* **PROBLEM STATEMENT**: What is needed is an exact copy of the lines from the one containing "What Plotly code" to the one containing "height_m = [0, 1, 2, 3, 4, 5]", both lines included, and no other lines.

* **EXERCISE INPUTS**:

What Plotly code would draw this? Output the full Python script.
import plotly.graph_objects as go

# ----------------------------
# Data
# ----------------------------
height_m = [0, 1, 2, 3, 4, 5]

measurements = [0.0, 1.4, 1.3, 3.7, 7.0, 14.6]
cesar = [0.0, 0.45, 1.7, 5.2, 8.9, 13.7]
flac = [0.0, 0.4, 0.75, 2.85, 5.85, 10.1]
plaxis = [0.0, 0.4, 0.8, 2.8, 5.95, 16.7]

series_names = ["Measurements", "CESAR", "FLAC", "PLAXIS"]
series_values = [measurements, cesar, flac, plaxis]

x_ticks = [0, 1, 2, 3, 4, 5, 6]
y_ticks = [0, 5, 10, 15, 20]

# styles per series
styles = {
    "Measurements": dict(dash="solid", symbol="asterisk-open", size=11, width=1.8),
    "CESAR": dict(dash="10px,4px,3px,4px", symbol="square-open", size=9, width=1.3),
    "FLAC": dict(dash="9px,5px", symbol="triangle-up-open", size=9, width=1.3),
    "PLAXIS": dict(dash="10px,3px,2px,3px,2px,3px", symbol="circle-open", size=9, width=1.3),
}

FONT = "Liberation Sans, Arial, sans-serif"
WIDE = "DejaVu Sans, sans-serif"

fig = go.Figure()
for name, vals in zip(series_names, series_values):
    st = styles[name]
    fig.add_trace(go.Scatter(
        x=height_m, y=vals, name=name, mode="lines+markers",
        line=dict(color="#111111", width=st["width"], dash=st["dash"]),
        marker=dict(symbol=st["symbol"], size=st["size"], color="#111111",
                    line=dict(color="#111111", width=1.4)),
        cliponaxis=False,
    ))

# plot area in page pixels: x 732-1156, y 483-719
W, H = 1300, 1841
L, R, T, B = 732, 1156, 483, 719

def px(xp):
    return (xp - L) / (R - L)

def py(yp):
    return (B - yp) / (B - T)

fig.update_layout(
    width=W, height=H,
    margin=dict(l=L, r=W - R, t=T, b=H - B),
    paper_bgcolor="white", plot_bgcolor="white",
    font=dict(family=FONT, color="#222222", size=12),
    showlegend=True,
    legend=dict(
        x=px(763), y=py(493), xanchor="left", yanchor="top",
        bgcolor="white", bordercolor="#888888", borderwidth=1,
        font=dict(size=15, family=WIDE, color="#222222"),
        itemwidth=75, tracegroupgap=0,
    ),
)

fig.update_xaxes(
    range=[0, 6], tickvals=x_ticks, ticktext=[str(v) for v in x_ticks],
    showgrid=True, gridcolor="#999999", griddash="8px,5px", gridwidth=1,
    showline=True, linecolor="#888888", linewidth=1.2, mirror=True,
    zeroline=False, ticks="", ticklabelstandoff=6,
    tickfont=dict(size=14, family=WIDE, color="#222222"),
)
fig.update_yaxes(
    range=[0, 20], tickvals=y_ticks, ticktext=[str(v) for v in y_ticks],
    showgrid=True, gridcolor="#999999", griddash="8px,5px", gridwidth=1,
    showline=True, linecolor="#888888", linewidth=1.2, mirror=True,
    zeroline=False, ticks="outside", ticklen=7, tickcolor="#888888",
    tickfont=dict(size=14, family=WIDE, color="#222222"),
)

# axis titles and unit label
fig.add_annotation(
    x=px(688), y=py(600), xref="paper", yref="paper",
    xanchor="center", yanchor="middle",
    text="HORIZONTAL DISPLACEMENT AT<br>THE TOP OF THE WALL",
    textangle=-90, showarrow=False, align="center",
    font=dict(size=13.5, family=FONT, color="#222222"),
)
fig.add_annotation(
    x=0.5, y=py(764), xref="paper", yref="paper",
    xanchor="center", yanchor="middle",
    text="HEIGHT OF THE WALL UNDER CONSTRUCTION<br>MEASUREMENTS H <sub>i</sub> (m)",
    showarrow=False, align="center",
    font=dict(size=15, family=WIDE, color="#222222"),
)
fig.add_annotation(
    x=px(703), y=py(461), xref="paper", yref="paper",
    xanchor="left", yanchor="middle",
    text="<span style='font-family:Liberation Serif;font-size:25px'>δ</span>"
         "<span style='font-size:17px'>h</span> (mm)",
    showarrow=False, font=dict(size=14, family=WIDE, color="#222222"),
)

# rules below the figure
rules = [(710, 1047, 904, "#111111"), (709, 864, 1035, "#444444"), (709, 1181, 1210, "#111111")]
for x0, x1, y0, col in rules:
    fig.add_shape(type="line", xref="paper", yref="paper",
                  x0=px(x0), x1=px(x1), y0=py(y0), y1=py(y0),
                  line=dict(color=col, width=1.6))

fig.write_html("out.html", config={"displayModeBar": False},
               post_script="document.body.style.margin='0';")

---

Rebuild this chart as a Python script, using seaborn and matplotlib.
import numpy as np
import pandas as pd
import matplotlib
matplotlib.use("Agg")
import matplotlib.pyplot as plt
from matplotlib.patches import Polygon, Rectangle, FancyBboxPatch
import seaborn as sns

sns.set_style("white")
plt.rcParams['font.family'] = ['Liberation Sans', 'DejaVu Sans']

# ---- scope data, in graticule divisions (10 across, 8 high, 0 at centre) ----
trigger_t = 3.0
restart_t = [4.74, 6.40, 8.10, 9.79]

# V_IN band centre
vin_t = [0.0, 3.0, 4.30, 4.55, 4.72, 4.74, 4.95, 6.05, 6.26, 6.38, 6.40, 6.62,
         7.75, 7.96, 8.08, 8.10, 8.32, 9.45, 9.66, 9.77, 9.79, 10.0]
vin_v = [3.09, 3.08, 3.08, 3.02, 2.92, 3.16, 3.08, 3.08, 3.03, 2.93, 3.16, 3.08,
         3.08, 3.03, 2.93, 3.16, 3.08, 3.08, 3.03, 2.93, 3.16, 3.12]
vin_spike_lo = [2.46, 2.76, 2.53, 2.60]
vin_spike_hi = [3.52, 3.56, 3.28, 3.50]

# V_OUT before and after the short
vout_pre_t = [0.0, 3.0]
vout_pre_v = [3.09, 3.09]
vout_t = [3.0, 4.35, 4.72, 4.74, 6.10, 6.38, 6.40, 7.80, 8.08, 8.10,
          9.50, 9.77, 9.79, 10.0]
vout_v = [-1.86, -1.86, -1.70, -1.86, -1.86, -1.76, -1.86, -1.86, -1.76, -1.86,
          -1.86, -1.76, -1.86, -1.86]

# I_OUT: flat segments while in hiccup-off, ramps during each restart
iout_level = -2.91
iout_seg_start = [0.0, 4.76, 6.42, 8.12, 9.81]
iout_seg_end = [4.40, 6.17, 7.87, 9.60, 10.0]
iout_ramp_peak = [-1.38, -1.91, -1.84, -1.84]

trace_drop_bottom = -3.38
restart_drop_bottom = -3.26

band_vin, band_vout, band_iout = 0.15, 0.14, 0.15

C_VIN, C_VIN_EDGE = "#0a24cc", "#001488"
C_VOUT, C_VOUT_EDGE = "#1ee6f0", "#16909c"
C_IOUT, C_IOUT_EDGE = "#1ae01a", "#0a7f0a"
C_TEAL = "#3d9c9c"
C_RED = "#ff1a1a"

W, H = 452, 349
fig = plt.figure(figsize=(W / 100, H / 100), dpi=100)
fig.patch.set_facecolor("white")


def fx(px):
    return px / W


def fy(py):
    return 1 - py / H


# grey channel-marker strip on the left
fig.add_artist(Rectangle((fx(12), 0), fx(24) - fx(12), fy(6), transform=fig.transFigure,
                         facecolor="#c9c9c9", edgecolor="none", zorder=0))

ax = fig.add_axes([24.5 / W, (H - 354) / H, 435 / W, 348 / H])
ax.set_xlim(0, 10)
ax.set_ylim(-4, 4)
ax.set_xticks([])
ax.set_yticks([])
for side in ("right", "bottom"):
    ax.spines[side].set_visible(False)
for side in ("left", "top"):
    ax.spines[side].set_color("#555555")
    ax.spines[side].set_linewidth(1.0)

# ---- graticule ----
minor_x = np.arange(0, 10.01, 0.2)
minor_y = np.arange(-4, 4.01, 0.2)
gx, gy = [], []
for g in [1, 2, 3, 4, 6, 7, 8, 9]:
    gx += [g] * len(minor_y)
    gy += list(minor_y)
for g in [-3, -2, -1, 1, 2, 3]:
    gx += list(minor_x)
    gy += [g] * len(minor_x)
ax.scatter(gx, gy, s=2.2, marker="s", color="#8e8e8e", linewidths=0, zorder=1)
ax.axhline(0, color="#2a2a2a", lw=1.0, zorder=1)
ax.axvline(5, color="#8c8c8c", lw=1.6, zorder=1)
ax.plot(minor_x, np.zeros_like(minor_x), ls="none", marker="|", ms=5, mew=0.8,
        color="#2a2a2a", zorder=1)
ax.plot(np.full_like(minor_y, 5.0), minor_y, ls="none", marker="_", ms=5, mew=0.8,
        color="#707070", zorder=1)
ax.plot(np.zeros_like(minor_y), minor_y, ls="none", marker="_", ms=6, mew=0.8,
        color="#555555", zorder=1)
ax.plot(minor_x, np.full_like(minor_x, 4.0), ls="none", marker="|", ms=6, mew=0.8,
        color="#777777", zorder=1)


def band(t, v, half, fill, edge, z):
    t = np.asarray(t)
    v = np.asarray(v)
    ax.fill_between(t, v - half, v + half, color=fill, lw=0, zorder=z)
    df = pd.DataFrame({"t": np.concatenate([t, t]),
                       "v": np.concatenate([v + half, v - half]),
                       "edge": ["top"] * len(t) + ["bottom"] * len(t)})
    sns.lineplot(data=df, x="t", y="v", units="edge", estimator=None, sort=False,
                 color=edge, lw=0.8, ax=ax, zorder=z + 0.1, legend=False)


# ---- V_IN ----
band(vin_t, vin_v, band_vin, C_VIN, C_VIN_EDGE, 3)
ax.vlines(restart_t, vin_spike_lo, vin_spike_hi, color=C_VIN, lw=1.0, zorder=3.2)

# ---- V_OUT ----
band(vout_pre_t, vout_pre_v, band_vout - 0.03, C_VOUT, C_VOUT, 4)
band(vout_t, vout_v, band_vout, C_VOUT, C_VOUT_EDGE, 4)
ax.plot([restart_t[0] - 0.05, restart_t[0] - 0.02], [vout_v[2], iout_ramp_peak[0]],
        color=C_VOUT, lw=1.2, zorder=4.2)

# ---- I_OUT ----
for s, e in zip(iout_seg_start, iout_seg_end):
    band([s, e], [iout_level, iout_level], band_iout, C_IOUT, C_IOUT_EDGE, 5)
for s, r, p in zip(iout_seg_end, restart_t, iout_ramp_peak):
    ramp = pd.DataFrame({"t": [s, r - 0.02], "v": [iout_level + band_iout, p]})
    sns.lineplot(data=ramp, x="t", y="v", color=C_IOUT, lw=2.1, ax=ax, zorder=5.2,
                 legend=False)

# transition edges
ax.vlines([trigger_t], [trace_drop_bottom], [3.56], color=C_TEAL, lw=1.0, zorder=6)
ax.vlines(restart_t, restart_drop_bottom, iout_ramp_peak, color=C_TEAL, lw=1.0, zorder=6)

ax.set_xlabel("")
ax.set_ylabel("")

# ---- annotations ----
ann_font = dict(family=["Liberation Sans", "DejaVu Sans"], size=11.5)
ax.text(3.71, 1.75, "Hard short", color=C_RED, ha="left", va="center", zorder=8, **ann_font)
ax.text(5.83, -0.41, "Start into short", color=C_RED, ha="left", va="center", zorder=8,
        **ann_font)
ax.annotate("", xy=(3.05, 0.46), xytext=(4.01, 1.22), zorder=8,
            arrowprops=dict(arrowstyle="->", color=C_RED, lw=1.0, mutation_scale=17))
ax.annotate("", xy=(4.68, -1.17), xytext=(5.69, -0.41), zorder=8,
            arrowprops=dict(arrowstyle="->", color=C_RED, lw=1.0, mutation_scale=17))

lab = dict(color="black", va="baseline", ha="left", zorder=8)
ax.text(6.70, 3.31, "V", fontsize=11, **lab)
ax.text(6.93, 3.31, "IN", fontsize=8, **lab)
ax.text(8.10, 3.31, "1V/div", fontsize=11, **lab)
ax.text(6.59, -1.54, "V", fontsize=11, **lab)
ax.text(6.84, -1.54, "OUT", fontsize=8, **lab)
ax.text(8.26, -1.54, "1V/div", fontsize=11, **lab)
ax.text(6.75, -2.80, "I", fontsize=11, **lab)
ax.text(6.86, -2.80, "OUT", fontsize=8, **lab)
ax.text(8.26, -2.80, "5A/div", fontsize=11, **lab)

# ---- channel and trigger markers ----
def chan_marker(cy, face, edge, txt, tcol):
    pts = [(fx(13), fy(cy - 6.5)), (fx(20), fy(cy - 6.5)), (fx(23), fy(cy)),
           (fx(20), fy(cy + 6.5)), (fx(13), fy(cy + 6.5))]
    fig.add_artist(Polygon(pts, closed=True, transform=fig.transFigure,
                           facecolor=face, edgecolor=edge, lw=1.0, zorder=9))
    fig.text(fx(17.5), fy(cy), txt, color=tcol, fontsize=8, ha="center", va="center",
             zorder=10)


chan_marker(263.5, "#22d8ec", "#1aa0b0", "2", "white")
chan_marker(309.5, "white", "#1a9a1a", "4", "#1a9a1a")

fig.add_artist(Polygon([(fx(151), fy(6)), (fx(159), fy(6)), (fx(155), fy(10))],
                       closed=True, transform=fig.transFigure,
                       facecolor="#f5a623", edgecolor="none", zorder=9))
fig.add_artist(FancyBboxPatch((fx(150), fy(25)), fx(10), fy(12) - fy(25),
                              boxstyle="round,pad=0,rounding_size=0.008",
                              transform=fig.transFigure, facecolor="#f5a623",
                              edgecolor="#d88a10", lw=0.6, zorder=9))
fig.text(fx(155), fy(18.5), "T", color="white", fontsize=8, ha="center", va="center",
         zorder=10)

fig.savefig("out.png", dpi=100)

---

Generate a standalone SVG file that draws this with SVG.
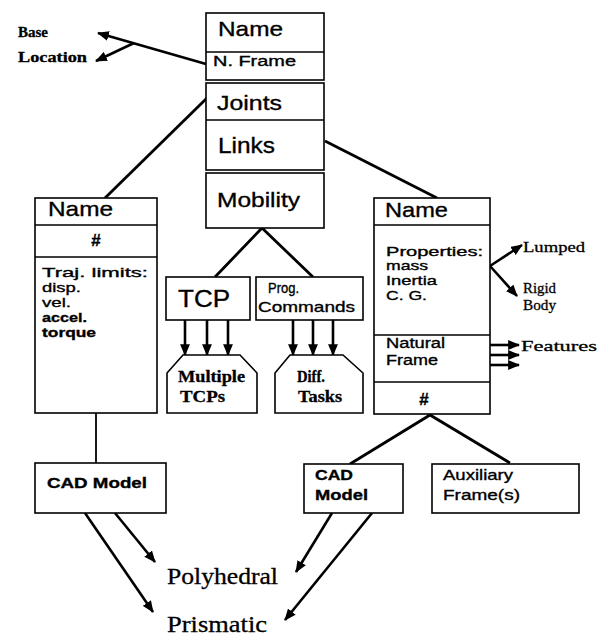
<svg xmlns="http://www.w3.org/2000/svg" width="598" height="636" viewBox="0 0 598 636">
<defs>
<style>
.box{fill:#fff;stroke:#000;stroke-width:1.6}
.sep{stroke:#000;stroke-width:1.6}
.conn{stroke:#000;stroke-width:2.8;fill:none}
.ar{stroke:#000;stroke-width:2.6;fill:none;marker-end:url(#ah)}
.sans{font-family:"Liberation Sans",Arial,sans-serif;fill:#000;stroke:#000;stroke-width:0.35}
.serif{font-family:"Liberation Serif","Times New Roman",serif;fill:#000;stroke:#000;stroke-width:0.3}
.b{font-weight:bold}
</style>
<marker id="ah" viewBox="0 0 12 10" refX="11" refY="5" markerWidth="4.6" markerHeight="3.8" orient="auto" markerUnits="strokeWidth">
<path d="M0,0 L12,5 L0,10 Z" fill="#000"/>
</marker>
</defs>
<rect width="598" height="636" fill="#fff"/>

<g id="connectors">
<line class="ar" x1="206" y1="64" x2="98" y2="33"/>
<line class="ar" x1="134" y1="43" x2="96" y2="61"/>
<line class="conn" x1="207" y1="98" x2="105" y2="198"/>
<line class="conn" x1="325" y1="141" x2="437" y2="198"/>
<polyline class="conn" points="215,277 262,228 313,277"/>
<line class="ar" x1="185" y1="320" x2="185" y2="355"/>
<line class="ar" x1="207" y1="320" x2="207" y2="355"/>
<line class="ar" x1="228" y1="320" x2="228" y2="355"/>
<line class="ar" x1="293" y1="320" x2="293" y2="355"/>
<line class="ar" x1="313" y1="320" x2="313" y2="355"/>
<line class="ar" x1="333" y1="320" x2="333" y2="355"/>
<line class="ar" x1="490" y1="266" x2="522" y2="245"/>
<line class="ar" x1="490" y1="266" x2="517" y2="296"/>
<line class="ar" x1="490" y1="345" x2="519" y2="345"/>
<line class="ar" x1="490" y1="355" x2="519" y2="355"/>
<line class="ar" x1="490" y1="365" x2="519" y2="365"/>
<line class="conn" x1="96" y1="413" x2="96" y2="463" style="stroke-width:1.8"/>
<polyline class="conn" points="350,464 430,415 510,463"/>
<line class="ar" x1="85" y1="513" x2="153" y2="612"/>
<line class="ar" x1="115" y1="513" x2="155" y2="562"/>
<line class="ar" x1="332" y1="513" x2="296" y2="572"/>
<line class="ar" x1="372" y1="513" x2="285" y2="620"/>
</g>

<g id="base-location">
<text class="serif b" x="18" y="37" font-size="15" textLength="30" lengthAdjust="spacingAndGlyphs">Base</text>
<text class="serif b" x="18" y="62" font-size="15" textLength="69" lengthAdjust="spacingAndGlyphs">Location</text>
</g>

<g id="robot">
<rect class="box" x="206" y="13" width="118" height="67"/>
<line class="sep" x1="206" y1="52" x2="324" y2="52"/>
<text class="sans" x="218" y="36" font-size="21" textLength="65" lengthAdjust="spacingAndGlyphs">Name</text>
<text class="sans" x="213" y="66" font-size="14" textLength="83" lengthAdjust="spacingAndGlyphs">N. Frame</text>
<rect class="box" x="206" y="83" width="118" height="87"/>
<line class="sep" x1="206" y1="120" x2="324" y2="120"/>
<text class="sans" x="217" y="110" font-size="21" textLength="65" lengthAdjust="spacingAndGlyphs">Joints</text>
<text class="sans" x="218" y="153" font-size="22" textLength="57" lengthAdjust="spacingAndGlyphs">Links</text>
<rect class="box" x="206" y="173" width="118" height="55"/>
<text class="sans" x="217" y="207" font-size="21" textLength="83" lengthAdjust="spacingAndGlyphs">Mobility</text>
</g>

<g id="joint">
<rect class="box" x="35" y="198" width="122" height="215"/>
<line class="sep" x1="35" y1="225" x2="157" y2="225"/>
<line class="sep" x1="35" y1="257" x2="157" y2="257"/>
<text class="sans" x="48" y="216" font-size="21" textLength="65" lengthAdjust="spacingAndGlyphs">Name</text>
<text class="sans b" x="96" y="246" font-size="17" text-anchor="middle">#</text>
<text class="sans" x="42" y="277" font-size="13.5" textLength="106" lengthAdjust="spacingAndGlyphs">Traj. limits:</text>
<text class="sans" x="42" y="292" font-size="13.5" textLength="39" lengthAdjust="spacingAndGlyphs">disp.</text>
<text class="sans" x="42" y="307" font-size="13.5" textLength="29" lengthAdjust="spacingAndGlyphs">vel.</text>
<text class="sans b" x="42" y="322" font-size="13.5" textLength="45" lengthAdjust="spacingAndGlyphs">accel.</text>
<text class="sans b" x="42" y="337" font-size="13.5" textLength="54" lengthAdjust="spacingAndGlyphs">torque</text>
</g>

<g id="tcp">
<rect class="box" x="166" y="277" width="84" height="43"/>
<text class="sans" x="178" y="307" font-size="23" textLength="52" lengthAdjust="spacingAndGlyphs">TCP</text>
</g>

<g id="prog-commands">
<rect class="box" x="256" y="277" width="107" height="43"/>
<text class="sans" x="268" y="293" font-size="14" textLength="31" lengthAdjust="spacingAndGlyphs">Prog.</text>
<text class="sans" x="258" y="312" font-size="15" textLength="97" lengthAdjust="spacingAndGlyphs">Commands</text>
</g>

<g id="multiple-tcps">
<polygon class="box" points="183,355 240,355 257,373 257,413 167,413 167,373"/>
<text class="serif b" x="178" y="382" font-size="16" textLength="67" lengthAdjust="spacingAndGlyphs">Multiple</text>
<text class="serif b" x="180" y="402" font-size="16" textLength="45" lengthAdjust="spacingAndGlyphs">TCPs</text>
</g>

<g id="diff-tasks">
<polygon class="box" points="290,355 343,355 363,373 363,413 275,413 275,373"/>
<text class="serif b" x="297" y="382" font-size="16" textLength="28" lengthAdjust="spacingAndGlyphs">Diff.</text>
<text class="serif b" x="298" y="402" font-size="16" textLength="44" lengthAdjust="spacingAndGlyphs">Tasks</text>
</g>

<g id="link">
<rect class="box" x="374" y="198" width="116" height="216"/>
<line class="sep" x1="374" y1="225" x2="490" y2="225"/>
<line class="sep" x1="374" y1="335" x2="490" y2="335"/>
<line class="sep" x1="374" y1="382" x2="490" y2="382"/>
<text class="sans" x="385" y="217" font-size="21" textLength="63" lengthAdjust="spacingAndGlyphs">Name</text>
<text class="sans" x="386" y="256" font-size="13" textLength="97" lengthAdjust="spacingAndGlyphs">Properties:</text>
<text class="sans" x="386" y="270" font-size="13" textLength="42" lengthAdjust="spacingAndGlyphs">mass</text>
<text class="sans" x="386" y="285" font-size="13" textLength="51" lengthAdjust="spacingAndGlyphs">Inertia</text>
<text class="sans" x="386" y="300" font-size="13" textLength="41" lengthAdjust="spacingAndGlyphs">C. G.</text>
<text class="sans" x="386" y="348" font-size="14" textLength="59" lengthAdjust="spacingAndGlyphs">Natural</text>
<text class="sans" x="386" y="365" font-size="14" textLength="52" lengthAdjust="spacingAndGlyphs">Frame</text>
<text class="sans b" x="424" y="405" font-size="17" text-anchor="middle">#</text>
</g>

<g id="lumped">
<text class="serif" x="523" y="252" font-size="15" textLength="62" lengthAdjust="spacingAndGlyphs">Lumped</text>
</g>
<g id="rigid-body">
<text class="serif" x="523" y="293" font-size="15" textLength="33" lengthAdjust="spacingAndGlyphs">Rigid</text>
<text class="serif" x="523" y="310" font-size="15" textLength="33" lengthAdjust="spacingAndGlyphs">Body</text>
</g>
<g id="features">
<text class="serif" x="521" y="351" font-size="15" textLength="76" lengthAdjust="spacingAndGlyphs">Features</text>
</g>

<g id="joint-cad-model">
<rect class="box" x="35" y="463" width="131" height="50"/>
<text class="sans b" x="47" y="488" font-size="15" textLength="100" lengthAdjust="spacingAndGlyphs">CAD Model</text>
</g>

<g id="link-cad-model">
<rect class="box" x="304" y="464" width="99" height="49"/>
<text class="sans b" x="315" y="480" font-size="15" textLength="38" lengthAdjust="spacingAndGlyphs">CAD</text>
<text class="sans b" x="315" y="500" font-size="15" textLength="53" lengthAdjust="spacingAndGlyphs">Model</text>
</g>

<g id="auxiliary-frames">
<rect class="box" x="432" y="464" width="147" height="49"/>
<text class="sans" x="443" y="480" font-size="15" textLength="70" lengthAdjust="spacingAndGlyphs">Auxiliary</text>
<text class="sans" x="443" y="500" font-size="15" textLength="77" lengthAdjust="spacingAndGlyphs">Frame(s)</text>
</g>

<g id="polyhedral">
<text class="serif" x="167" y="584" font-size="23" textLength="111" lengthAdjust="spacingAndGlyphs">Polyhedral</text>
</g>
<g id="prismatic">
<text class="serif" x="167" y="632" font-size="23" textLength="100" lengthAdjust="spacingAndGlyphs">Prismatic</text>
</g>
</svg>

* **WRITTEN ANSWER**:
What Plotly code would draw this? Output the full Python script.
import plotly.graph_objects as go

# ----------------------------
# Data
# ----------------------------
height_m = [0, 1, 2, 3, 4, 5]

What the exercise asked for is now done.